Wipe that silly grin off your face!

Well, I’m just a little too happy for my own good. Proof of this is the state of my apartment. It’s a mess and I’m hardly motivated to clean it–despite my foray into organizational bliss when I crafted the now infamous three-page “to clean list”. Nothing motivates me, not even the knowledge that the new semester is rapidly approaching. No, instead of endeavoring to find my inner domestic goddess, I’m opting to sneak away for romantic walks with the lovely IZ. Who needs a clean house when one hand holds a coffee and the other holds the hand of a beautiful man? I ask you, what more do you need?

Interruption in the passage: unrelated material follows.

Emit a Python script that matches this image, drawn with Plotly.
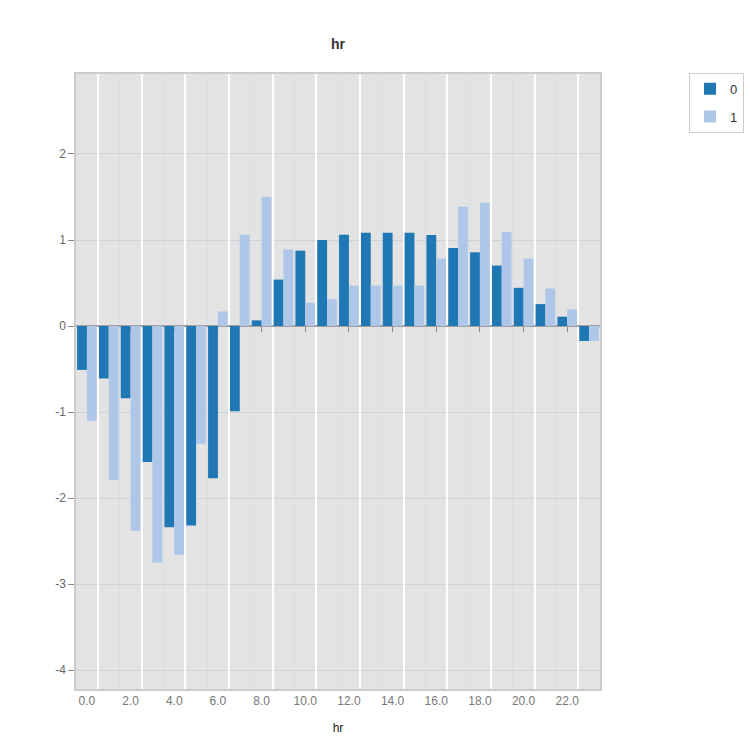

What I need is a good dose of my typical depressive self. IZ is fond of pointing out that there is a direct correlation between the health of our relationship and the state of our abode. The same can be said of my mental state. I keep trying to pick a fight with the boy–I clean best when miffed. “I’ll show him! You’ll be able to eat off my floors when I’m finished scouring this kitchen. Teach him to call me, difficult!” Short of a good fight, I will just have to settle for a temporary stint in depression. There is no other choice… must think GLUM thoughts. Like this:

I am depressed. And I almost like it. Depression is seductive: it offends and teases, frightens you and draws you in, tempting you with its promise of sweet oblivion, then overwhelming you with a nearly sexual power, squirming past your defenses, dissolving your will, invading the tired spirit so utterly that it becomes difficult to recall that you ever lived without it. . . or to imagine that you might live that way again. With all the guile of Satan himself, depression persuades you that its invasion was all your own idea, that you wanted it all along. It fogs the part of the brain that reasons, that knows right and wrong. It captures you with its warm, guilty, hateful pleasures, and, worst of all, it become familiar. All at once, you find yourself in thrall to the very thing that most terrifies you. Your work slides, your friendships slide, your marriage slides, but you scarcely notice: to be depressed is to be half in love with disaster. Stephen L. Carter: The Emperor of Ocean Park.

In my case, my apartment doesn’t slide, it gets thoroughly cleaned. Yet, lately, try as I might, I just can’t do it. Maybe because the beautiful man just made me a perfect Mocha.

The clean apartment will have to wait.